Under Oregon law, a law enforcement officer is authorized to use force reasonably necessary under the circumstances to fulfill his lawful professional duties. See Ballard v. City of Albany, 221 Or.App. 630, 640-41, 191 P.3d 679 (2008); Gigler v. City of Klamath Falls, 21 Or.App. 753, 763, 537 P.2d 121 (1975). As such, " the success of a plaintiff's . . . battery claim[ ] is contingent upon whether the use of force was excessive under the Fourth Amendment." Price v. City of Sutherlin, 945 F.Supp.2d 1147, 1157 (D. Or. 2013) (citing Ballard, 221 Or.App. at 640-41). Here, the parties present conflicting accounts of their physical altercation. Factual questions remain regarding whether Dep. Hofstad's use of force was reasonable under the circumstances. Accordingly, summary judgment is not appropriate.
Because the record does not establish that Plaintiff is entitled to judgment as a matter of law on any of his claims, the Court should DENY Plaintiff's motion (#27) for summary judgment.

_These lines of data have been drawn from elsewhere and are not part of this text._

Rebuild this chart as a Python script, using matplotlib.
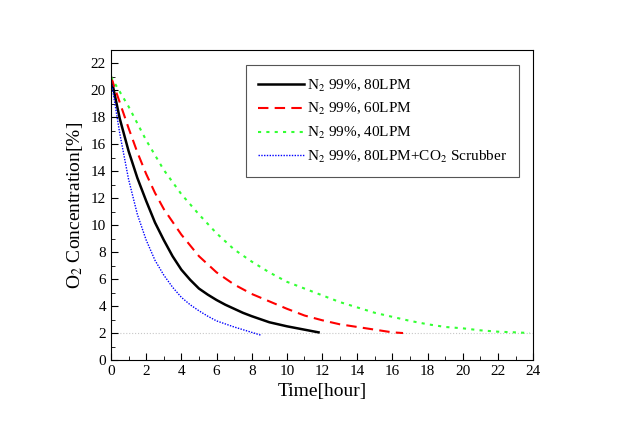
import matplotlib
matplotlib.use("Agg")
import matplotlib.pyplot as plt
from matplotlib.ticker import MultipleLocator

plt.rcParams['font.family'] = ['Liberation Serif', 'DejaVu Serif']
plt.rcParams['mathtext.fontset'] = 'stix'

# 80 LPM
t_80 = [0, 0.5, 1, 1.5, 2, 2.5, 3, 3.5, 4, 4.5, 5, 5.5, 6, 6.5, 7, 7.5, 8, 9, 10, 11, 11.8]
o2_80 = [21.0, 17.9, 15.5, 13.5, 11.8, 10.2, 8.9, 7.7, 6.7, 5.95, 5.3, 4.85, 4.45, 4.1,
         3.8, 3.5, 3.25, 2.8, 2.5, 2.25, 2.05]

# 60 LPM
t_60 = [0, 0.5, 1, 1.5, 2, 2.5, 3, 4, 5, 6, 7, 8, 9, 10, 11, 12, 13, 14, 15, 16, 16.6]
o2_60 = [21.0, 19.1, 17.2, 15.4, 13.8, 12.4, 11.2, 9.3, 7.7, 6.5, 5.6, 4.9, 4.35, 3.8,
         3.3, 2.95, 2.65, 2.45, 2.25, 2.05, 2.0]

# 40 LPM
t_40 = [0, 1, 2, 3, 4, 5, 6, 7, 8, 9, 10, 11, 12, 13, 14, 15, 16, 17, 18, 19, 20,
        21, 22, 23, 23.8]
o2_40 = [21.0, 18.8, 16.3, 14.1, 12.3, 10.8, 9.4, 8.2, 7.3, 6.5, 5.8, 5.3, 4.8, 4.3,
         3.9, 3.5, 3.2, 2.9, 2.65, 2.45, 2.35, 2.2, 2.1, 2.05, 2.0]

# 80 LPM + CO2 scrubber
t_scr = [0, 0.5, 1, 1.5, 2, 2.5, 3, 3.5, 4, 4.5, 5, 5.5, 6, 7, 8, 8.5]
o2_scr = [20.8, 16.8, 13.4, 10.8, 8.9, 7.4, 6.3, 5.4, 4.65, 4.1, 3.65, 3.25, 2.9, 2.45,
          2.05, 1.85]

target = 2.0

fig = plt.figure(figsize=(6.2, 4.34), dpi=100)
ax = fig.add_axes([0.179, 0.1705, 0.681, 0.7145])

ax.axhline(target, color='#c8c8c8', lw=0.8, ls=':', zorder=1)
ax.plot(t_80, o2_80, color='black', lw=1.8, label=r'N$_2$ 99%, 80LPM')
ax.plot(t_60, o2_60, color='#ff0000', lw=1.5, ls=(0, (5, 3)), label=r'N$_2$ 99%, 60LPM')
ax.plot(t_40, o2_40, color='#33ff33', lw=1.5, ls=(0, (1.5, 2.5)), label=r'N$_2$ 99%, 40LPM')
ax.plot(t_scr, o2_scr, color='#0000ff', lw=1.0, ls=(0, (1, 1)),
        label=r'N$_2$ 99%, 80LPM+CO$_2$ Scrubber')

ax.set_xlim(0, 24)
ax.set_ylim(0, 23)
ax.xaxis.set_major_locator(MultipleLocator(2))
ax.xaxis.set_minor_locator(MultipleLocator(1))
ax.yaxis.set_major_locator(MultipleLocator(2))
ax.yaxis.set_minor_locator(MultipleLocator(1))
ax.tick_params(which='both', direction='in', labelsize=11)
ax.tick_params(which='major', length=5)
ax.tick_params(which='minor', length=3)

ax.set_xlabel('Time[hour]', fontsize=14)
ax.set_ylabel(r'O$_2$ Concentration[%]', fontsize=14)

leg = ax.legend(loc='upper right', bbox_to_anchor=(0.985, 0.975), fontsize=11,
                fancybox=False, edgecolor='#555555', framealpha=1,
                handlelength=3, handletextpad=0.2, borderpad=0.8, labelspacing=0.5)
leg.get_frame().set_linewidth(0.8)

fig.savefig('out.png', dpi=100)
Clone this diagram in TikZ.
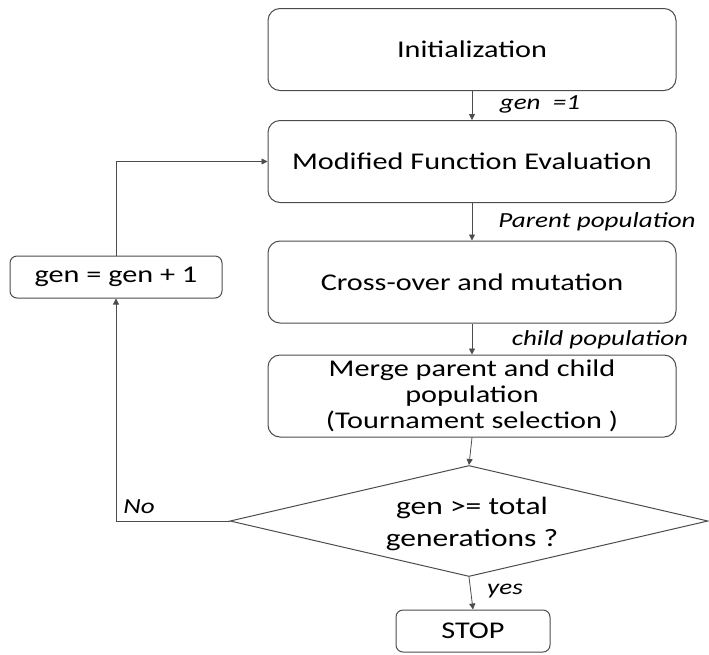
\documentclass[tikz,border=0pt]{standalone}
\usepackage{fontspec}
\setmainfont{Carlito}[FakeStretch=1.26]
\usetikzlibrary{arrows.meta,shapes.geometric}
\begin{document}
\begin{tikzpicture}[x=1pt,y=-1pt,
  box/.style={draw=black!70,line width=1pt,rounded corners=12pt,minimum width=408pt,minimum height=82pt,inner sep=0pt,font=\fontsize{24}{26}\selectfont,align=center},
  small/.style={draw=black!70,line width=1pt,rounded corners=7pt,inner sep=0pt,font=\fontsize{24}{26}\selectfont},
  lab/.style={font=\fontsize{21.5}{24}\selectfont\itshape},
  conn/.style={draw=black!70,line width=0.8pt,-{Triangle[length=6pt,width=6pt]}}]
\useasboundingbox (0,0) rectangle (709,654);
\node[box] (init) at (472,49.5) {Initialization};
\node[box] (mfe) at (472,161.5) {Modified Function Evaluation};
\node[box] (cross) at (472,282) {Cross-over and mutation};
\node[box] (merge) at (472,396) {Merge parent and child\\population\\(Tournament selection )};
\node[diamond,shape aspect=4.3,draw=black!70,line width=1pt,minimum width=478pt,minimum height=111pt,inner sep=0pt,font=\fontsize{25}{32}\selectfont,align=center] (dec) at (469,521) {};
\node[font=\fontsize{25}{32}\selectfont,align=center,inner sep=0pt] (dectext) at (472,524) {gen >= total\\generations ?};
\node[small,minimum width=154pt,minimum height=42pt] (stop) at (473,631) {STOP};
\node[small,minimum width=212pt,minimum height=42pt] (gen) at (116,277) {gen = gen + 1};
\draw[conn] (init.south) -- (mfe.north);
\draw[conn] (mfe.south) -- (cross.north);
\draw[conn] (cross.south) -- (merge.north);
\draw[conn] (merge.south) -- (dec.north);
\draw[conn] (dec.south) -- (stop.north);
\draw[conn] (dec.west) -| (gen.south);
\draw[conn] (gen.north) |- (mfe.west);
\node[lab] (l1) at (540,104) {gen\ \ =1};
\node[lab] (l2) at (597,222) {Parent population};
\node[lab] (l3) at (600,340) {child population};
\node[lab] (l4) at (139,507) {No};
\node[lab] (l5) at (505,591) {yes};
\end{tikzpicture}
\end{document}
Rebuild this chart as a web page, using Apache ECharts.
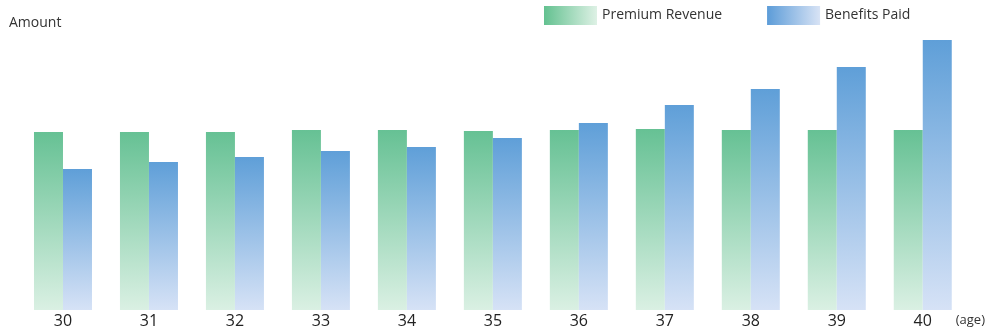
<!DOCTYPE html>
<html>
<head>
<meta charset="utf-8">
<script src="https://cdn.jsdelivr.net/npm/echarts@6/dist/echarts.min.js"></script>
<style>html,body{margin:0;padding:0;background:#fff}#c{width:988px;height:331px}</style>
</head>
<body>
<div id="c"></div>
<script>
var categories = ['30','31','32','33','34','35','36','37','38','39','40'];
var premiumRevenue = [178,178,178,180,180,179,180,181,180,180,180];
var benefitsPaid = [141,148,153,159,163,172,187,205,221,243,270];
var seriesNames = ['Premium Revenue','Benefits Paid'];

function vgrad(top, bottom){
  return new echarts.graphic.LinearGradient(0,0,0,1,[{offset:0,color:top},{offset:1,color:bottom}]);
}
function hgrad(left, right){
  return new echarts.graphic.LinearGradient(0,0,1,0,[{offset:0,color:left},{offset:1,color:right}]);
}
var FONT = '"Open Sans", "Noto Sans", sans-serif';
var chart = echarts.init(document.getElementById('c'), null, {renderer:'canvas'});
chart.setOption({
  animation:false,
  textStyle:{fontFamily:FONT},
  title:{text:'Amount', left:4, top:11, textStyle:{fontSize:14, fontWeight:'normal', color:'#333', fontFamily:FONT}},
  legend:{
    top:1, left:539, itemWidth:53, itemHeight:19, itemGap:45,
    textStyle:{fontSize:14, color:'#333', fontFamily:FONT, padding:[2,0,0,0]},
    data:[
      {name:seriesNames[0], icon:'rect', itemStyle:{color:hgrad('#63c190','#def1e5')}},
      {name:seriesNames[1], icon:'rect', itemStyle:{color:hgrad('#5c9cd8','#d8e3f5')}}
    ]
  },
  grid:{left:20, right:21.5, top:30, bottom:21, containLabel:false},
  xAxis:{
    type:'category', data:categories,
    axisLine:{show:false}, axisTick:{show:false},
    axisLabel:{fontSize:16, color:'#222', margin:3, fontFamily:FONT},
    name:'(age)', nameLocation:'end', nameGap:-10,
    nameTextStyle:{fontSize:13, color:'#333', align:'left', verticalAlign:'top', padding:[4,0,0,0], fontFamily:FONT}
  },
  yAxis:{
    type:'value', min:0, max:280,
    axisLine:{show:false}, axisTick:{show:false}, axisLabel:{show:false}, splitLine:{show:false}
  },
  series:[
    {name:seriesNames[0], type:'bar', data:premiumRevenue, barWidth:29, barGap:'0%',
     itemStyle:{color:vgrad('#66c194','#daf0e3')}},
    {name:seriesNames[1], type:'bar', data:benefitsPaid, barWidth:29, barGap:'0%',
     itemStyle:{color:vgrad('#5f9fd8','#d6e2f6')}}
  ]
});
</script>
</body>
</html>
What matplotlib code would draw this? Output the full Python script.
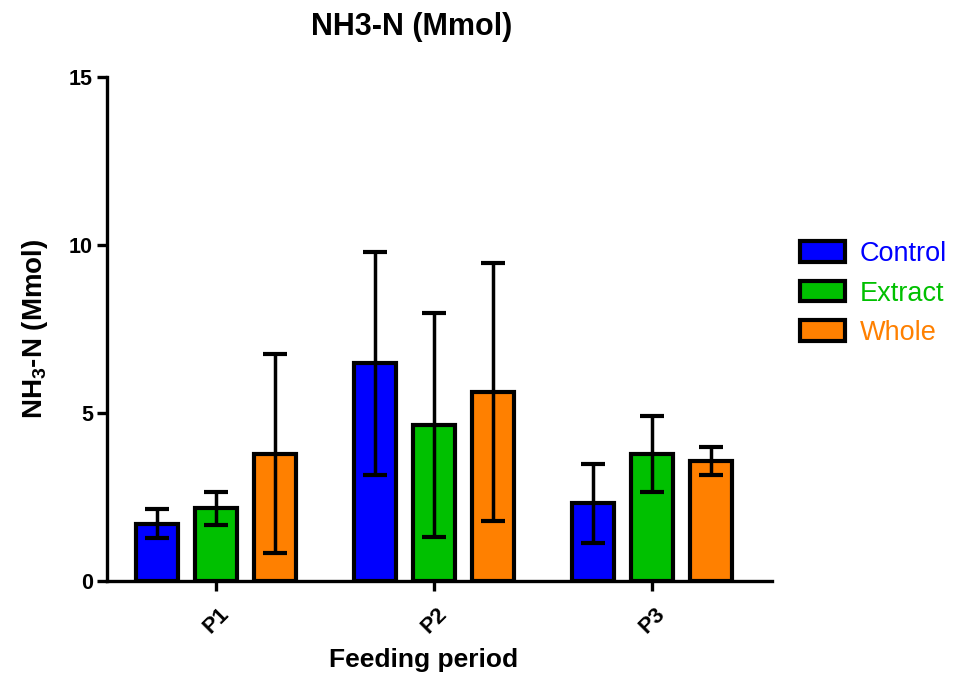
# NH3-N bar chart by feeding period and treatment

import numpy as np
from matplotlib import pyplot as plt
from matplotlib.patches import Patch

periods = ["P1", "P2", "P3"]
groups = ["Control", "Extract", "Whole"]
colors = ["#0000FF", "#00C000", "#FF8000"]

control_mean = [1.71, 6.48, 2.31]
control_err = [0.43, 3.32, 1.17]
extract_mean = [2.16, 4.64, 3.78]
extract_err = [0.50, 3.33, 1.12]
whole_mean = [3.79, 5.62, 3.58]
whole_err = [2.97, 3.84, 0.41]

means = [control_mean, extract_mean, whole_mean]
errs = [control_err, extract_err, whole_err]

plt.rcParams["font.family"] = ["Liberation Sans", "DejaVu Sans"]
plt.rcParams["mathtext.fontset"] = "custom"
plt.rcParams["mathtext.bf"] = "Liberation Sans:bold"

fig = plt.figure(figsize=(9.71, 6.76), dpi=100)
ax = fig.add_axes([0.1102, 0.1405, 0.6848, 0.7455])

x = np.arange(len(periods))
offset = 0.27
width = 0.19
for i, (m, e, c) in enumerate(zip(means, errs, colors)):
    ax.bar(x + (i - 1) * offset, m, width, color=c, edgecolor="black",
           linewidth=3.0, zorder=2)
    ax.errorbar(x + (i - 1) * offset, m, yerr=e, fmt="none", ecolor="black",
                elinewidth=2.5, capsize=8.5, capthick=3.0, zorder=3)

ax.set_xlim(-0.5, 2.55)
ax.set_ylim(0, 15)
ax.set_yticks([0, 5, 10, 15])
ax.set_xticks(x)
ax.set_xticklabels(periods, rotation=45, fontweight="bold", fontsize=16)
for lab in ax.get_yticklabels():
    lab.set_fontweight("bold")
    lab.set_fontsize(15.5)

for side in ["top", "right"]:
    ax.spines[side].set_visible(False)
for side in ["left", "bottom"]:
    ax.spines[side].set_linewidth(2.4)
ax.tick_params(axis="both", width=2.4, length=7, pad=3)
ax.tick_params(axis="x", pad=9)

# Titles and axis labels
fig.text(412 / 971, 1 - 27 / 676, "NH3-N (Mmol)", ha="center", va="center",
         fontsize=22, fontweight="bold")
fig.text(35 / 971, 1 - 329 / 676, r"NH$_\mathbf{3}$-N (Mmol)", rotation=90,
         ha="center", va="center", fontsize=20, fontweight="bold")
fig.text(424 / 971, 1 - 660 / 676, "Feeding period", ha="center",
         va="center", fontsize=19, fontweight="bold")

# Legend with text coloured by group
handles = [Patch(facecolor=c, edgecolor="black", linewidth=3.0) for c in colors]
leg = fig.legend(handles, groups, loc="upper left",
                 bbox_to_anchor=(800 / 971, 1 - 241 / 676), frameon=False,
                 borderpad=0, borderaxespad=0, fontsize=19.5,
                 handlelength=1.65, handleheight=0.8,
                 labelspacing=0.5, handletextpad=0.55)
for txt, c in zip(leg.get_texts(), colors):
    txt.set_color(c)

fig.savefig("out.png", dpi=100)
plt.close(fig)
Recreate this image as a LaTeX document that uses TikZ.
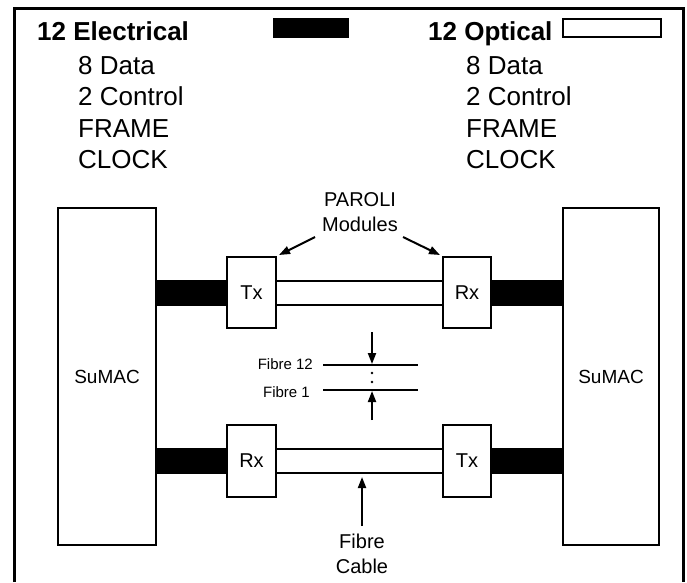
\documentclass[tikz,border=0pt]{standalone}
\usepackage{fontspec}
\setmainfont{Liberation Sans}
\usetikzlibrary{arrows.meta}
\begin{document}
\begin{tikzpicture}[x=1pt,y=-1pt,
  box/.style={draw,line width=2pt,fill=white,inner sep=0pt},
  lbl/.style={font=\fontsize{20}{25}\selectfont},
  hdr/.style={anchor=base west,inner sep=0pt,font=\fontsize{26}{30}\selectfont},
  hdrb/.style={hdr,font=\fontsize{26}{30}\selectfont\bfseries},
  fib/.style={line width=2pt},
  arr/.style={line width=2pt,-{Triangle[length=11pt,width=8pt]}},
  bar/.style={line width=26pt},
  small/.style={font=\fontsize{15}{18}\selectfont,inner sep=0pt}]
\useasboundingbox (0,0) rectangle (687,582);
% outer frame
\coordinate (fa) at (14,582);
\coordinate (fb) at (14,8);
\coordinate (fc) at (683,8);
\coordinate (fd) at (683,582);
\draw[line width=3pt] (fa) -- (fb) -- (fc) -- (fd);
% header
\node[hdrb] (el) at (37,40) {12 Electrical};
\node[hdr] (el1) at (78,74) {8 Data};
\node[hdr] (el2) at (78,105) {2 Control};
\node[hdr] (el3) at (78,137) {FRAME};
\node[hdr] (el4) at (78,168) {CLOCK};
\node[draw,fill=black,line width=1pt,minimum width=75pt,minimum height=19pt,inner sep=0pt] (kblack) at (310.5,28) {};
\node[hdrb] (op) at (428,40) {12 Optical};
\node[hdr] (op1) at (466,74) {8 Data};
\node[hdr] (op2) at (466,105) {2 Control};
\node[hdr] (op3) at (466,137) {FRAME};
\node[hdr] (op4) at (466,168) {CLOCK};
\node[draw,fill=white,line width=2pt,minimum width=98pt,minimum height=18pt,inner sep=0pt] (kwhite) at (612,28) {};
% SuMAC boxes
\node[box,lbl,font=\fontsize{19}{23}\selectfont,minimum width=98pt,minimum height=337pt] (sumacL) at (107,376.5) {SuMAC};
\node[box,lbl,font=\fontsize{19}{23}\selectfont,minimum width=96pt,minimum height=337pt] (sumacR) at (611,376.5) {SuMAC};
% PAROLI modules
\node[box,lbl,minimum width=49pt,minimum height=71pt] (txT) at (251.5,292.5) {Tx};
\node[box,lbl,minimum width=48pt,minimum height=71pt] (rxT) at (467,292.5) {Rx};
\node[box,lbl,minimum width=49pt,minimum height=72pt] (rxB) at (251.5,461) {Rx};
\node[box,lbl,minimum width=48pt,minimum height=72pt] (txB) at (467,461) {Tx};
% electrical bars
\draw[bar] (sumacL.east |- txT.center) -- (txT.west);
\draw[bar] (rxT.east) -- (sumacR.west |- rxT.center);
\draw[bar] (sumacL.east |- rxB.center) -- (rxB.west);
\draw[bar] (txB.east) -- (sumacR.west |- txB.center);
% fibre cables
\draw[fib] ([yshift=12pt]txT.east) -- ([yshift=12pt]rxT.west);
\draw[fib] ([yshift=-12pt]txT.east) -- ([yshift=-12pt]rxT.west);
\draw[fib] ([yshift=12pt]rxB.east) -- ([yshift=12pt]txB.west);
\draw[fib] ([yshift=-11.5pt]rxB.east) -- ([yshift=-11.5pt]txB.west);
% PAROLI label
\node[lbl,align=center,inner sep=0pt] (paroli) at (360,212) {PAROLI\\Modules};
\coordinate (pa1) at (315,237);
\coordinate (pa2) at (403,237);
\draw[arr] (pa1) -- ([xshift=2pt,yshift=1pt]txT.north east);
\draw[arr] (pa2) -- ([xshift=-2pt,yshift=1pt]rxT.north west);
% fibre detail
\node[small,anchor=east] (f12) at (313,364) {Fibre 12};
\node[small,anchor=east] (f1) at (310,392) {Fibre 1};
\coordinate (f12a) at (323,365);
\coordinate (f12b) at (418,365);
\coordinate (f1a) at (323,390);
\coordinate (f1b) at (418,390);
\draw[fib] (f12a) -- (f12b);
\draw[fib] (f1a) -- (f1b);
\coordinate (tA) at (372,332);
\coordinate (tB) at (372,364);
\coordinate (bA) at (372,420);
\coordinate (bB) at (372,391);
\draw[arr] (tA) -- (tB);
\draw[arr] (bA) -- (bB);
\fill (372,373) circle (1.3pt);
\fill (372,382) circle (1.3pt);
% fibre cable label
\node[lbl,align=center,inner sep=0pt] (fcab) at (362,553.5) {Fibre\\Cable};
\coordinate (fcT) at (362,477);
\coordinate (fcS) at (362,526);
\draw[arr] (fcS) -- (fcT);
\end{tikzpicture}
\end{document}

This Report and Recommendation will be referred to a district judge. Objections, if any, are due no later than fourteen (14) days after the date this recommendation is filed. If objections are filed, any response is due within fourteen (14) days after the date the objections are filed. See Fed.R.Civ.P. 72, 6. Parties are advised that the failure to file objections within the specified time may waive the right to appeal the District Court's order. Martinez v. Ylst, 951 F.2d 1153 (9th Cir. 1991).